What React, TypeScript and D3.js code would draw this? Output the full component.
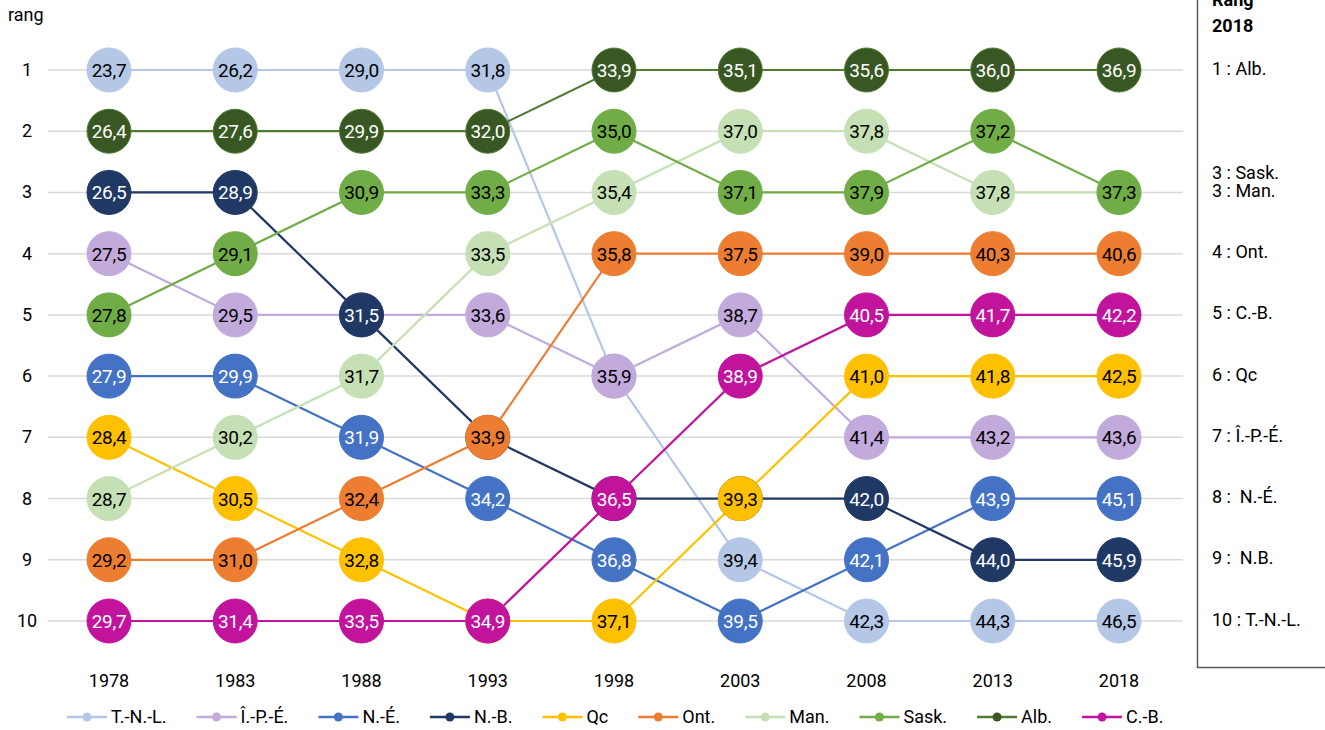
import React, { useEffect, useRef } from 'react';
import * as d3 from 'd3';

const years = [1978, 1983, 1988, 1993, 1998, 2003, 2008, 2013, 2018];
const rankTicks = [1, 2, 3, 4, 5, 6, 7, 8, 9, 10];
const provinces = ['T.-N.-L.', 'Î.-P.-É.', 'N.-É.', 'N.-B.', 'Qc', 'Ont.', 'Man.', 'Sask.', 'Alb.', 'C.-B.'];
const fillColors = ['#b4c7e7', '#c3aadc', '#4472c4', '#203864', '#ffc000', '#ed7d31', '#c5e0b4', '#70ad47', '#385723', '#c2139c'];
const lineColors = ['#b4c7e7', '#c3aadc', '#4472c4', '#203864', '#ffc000', '#ed7d31', '#c5e0b4', '#70ad47', '#4f7c31', '#c2139c'];
const labelColors = ['#000', '#000', '#fff', '#fff', '#000', '#000', '#000', '#000', '#fff', '#fff'];

// rang par année
const ranks = [
  [1, 1, 1, 1, 6, 9, 10, 10, 10],
  [4, 5, 5, 5, 6, 5, 7, 7, 7],
  [6, 6, 7, 8, 9, 10, 9, 8, 8],
  [3, 3, 5, 7, 8, 8, 8, 9, 9],
  [7, 8, 9, 10, 10, 8, 6, 6, 6],
  [9, 9, 8, 7, 4, 4, 4, 4, 4],
  [8, 7, 6, 4, 3, 2, 2, 3, 3],
  [5, 4, 3, 3, 2, 3, 3, 2, 3],
  [2, 2, 2, 2, 1, 1, 1, 1, 1],
  [10, 10, 10, 10, 8, 6, 5, 5, 5],
];

// âge (valeur affichée)
const values = [
  [23.7, 26.2, 29.0, 31.8, 35.9, 39.4, 42.3, 44.3, 46.5],
  [27.5, 29.5, 31.5, 33.6, 35.9, 38.7, 41.4, 43.2, 43.6],
  [27.9, 29.9, 31.9, 34.2, 36.8, 39.5, 42.1, 43.9, 45.1],
  [26.5, 28.9, 31.5, 33.9, 36.5, 39.3, 42.0, 44.0, 45.9],
  [28.4, 30.5, 32.8, 34.9, 37.1, 39.3, 41.0, 41.8, 42.5],
  [29.2, 31.0, 32.4, 33.9, 35.8, 37.5, 39.0, 40.3, 40.6],
  [28.7, 30.2, 31.7, 33.5, 35.4, 37.0, 37.8, 37.8, 37.3],
  [27.8, 29.1, 30.9, 33.3, 35.0, 37.1, 37.9, 37.2, 37.3],
  [26.4, 27.6, 29.9, 32.0, 33.9, 35.1, 35.6, 36.0, 36.9],
  [29.7, 31.4, 33.5, 34.9, 36.5, 38.9, 40.5, 41.7, 42.2],
];

const rank2018Labels = ['1 : Alb.', '3 : Sask.', '3 : Man.', '4 : Ont.', '5 : C.-B.', '6 : Qc', '7 : Î.-P.-É.', '8 :  N.-É.', '9 :  N.B.', '10 : T.-N.-L.'];
const rank2018Pos = [1, 2.7, 3, 4, 5, 6, 7, 8, 9, 10];

const FONT = 'Roboto, "Liberation Sans", sans-serif';
const W = 1325;
const H = 730;

const App = () => {
  const ref = useRef<SVGSVGElement>(null);

  useEffect(() => {
    const svg = d3.select(ref.current);
    svg.selectAll('*').remove();

    const x = d3.scalePoint<number>().domain(years).range([109, 1119]);
    const y = d3.scaleLinear().domain([1, 10]).range([70, 621]);
    const fmt = (v: number) => v.toFixed(1).replace('.', ',');

    // grille
    svg.append('g')
      .selectAll('line')
      .data(rankTicks)
      .enter().append('line')
      .attr('x1', 48).attr('x2', 1183)
      .attr('y1', d => y(d)).attr('y2', d => y(d))
      .attr('stroke', '#d9d9d9')
      .attr('stroke-width', 1.5);

    svg.append('text')
      .attr('x', 8).attr('y', 21)
      .style('font-family', FONT).style('font-size', '18px')
      .text('rang');

    svg.append('g')
      .selectAll('text')
      .data(rankTicks)
      .enter().append('text')
      .attr('x', 27).attr('y', d => y(d) + 6)
      .attr('text-anchor', 'middle')
      .style('font-family', FONT).style('font-size', '18px')
      .text(d => d);

    svg.append('g')
      .selectAll('text')
      .data(years)
      .enter().append('text')
      .attr('x', d => x(d)!).attr('y', 687)
      .attr('text-anchor', 'middle')
      .style('font-family', FONT).style('font-size', '18px')
      .text(d => d);

    const line = d3.line<number>()
      .x((_, i) => x(years[i])!)
      .y(r => y(r));

    svg.append('g')
      .selectAll('path')
      .data(provinces)
      .enter().append('path')
      .attr('d', (_, i) => line(ranks[i]))
      .attr('fill', 'none')
      .attr('stroke', (_, i) => lineColors[i])
      .attr('stroke-width', 2.2);

    provinces.forEach((_, i) => {
      const g = svg.append('g');
      const pts = years.map((yr, j) => ({ yr, r: ranks[i][j], v: values[i][j] }));
      g.selectAll('circle')
        .data(pts)
        .enter().append('circle')
        .attr('cx', d => x(d.yr)!).attr('cy', d => y(d.r))
        .attr('r', 22)
        .attr('fill', fillColors[i])
        .attr('stroke', lineColors[i])
        .attr('stroke-width', 1);
      g.selectAll('text')
        .data(pts)
        .enter().append('text')
        .attr('x', d => x(d.yr)!).attr('y', d => y(d.r) + 7)
        .attr('text-anchor', 'middle')
        .attr('fill', labelColors[i])
        .style('font-family', FONT).style('font-size', '19px')
        .style('letter-spacing', '-0.3px')
        .text(d => fmt(d.v));
    });

    // encadré rang 2018
    svg.append('path')
      .attr('d', 'M1197.5,0 V667.5 H1325')
      .attr('fill', 'none')
      .attr('stroke', '#595959')
      .attr('stroke-width', 1.5);

    svg.append('text')
      .attr('x', 1212).attr('y', 6)
      .style('font-family', FONT).style('font-size', '18px').style('font-weight', 'bold')
      .text('Rang');
    svg.append('text')
      .attr('x', 1212).attr('y', 32)
      .style('font-family', FONT).style('font-size', '18px').style('font-weight', 'bold')
      .text('2018');

    svg.append('g')
      .selectAll('text')
      .data(rank2018Labels)
      .enter().append('text')
      .attr('x', 1212)
      .attr('y', (_, i) => y(rank2018Pos[i]) + 4.5)
      .style('font-family', FONT).style('font-size', '18px')
      .style('white-space', 'pre')
      .text(d => d);

    // légende
    const leg = svg.append('g').attr('transform', 'translate(0,717)');
    let cx = 67;
    provinces.forEach((p, i) => {
      const it = leg.append('g').attr('transform', `translate(${cx},0)`);
      it.append('line')
        .attr('x1', 0).attr('x2', 40)
        .attr('stroke', lineColors[i]).attr('stroke-width', 2.5);
      it.append('circle')
        .attr('cx', 20).attr('r', 4.5)
        .attr('fill', fillColors[i]);
      const t = it.append('text')
        .attr('x', 44).attr('y', 6)
        .style('font-family', FONT).style('font-size', '18px')
        .text(p);
      const tw = (t.node() as SVGTextElement).getComputedTextLength();
      cx += 44 + tw + 30;
    });
  }, []);

  return <svg ref={ref} width={W} height={H} style={{ position: 'absolute', left: 0, top: 0 }} />;
};

export default App;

- _TO DO_
Report each line in the data that holds the word "React".

- _OUTPUT OF THE TASK_
What React, TypeScript and D3.js code would draw this? Output the full component.
import React, { useEffect, useRef } from 'react';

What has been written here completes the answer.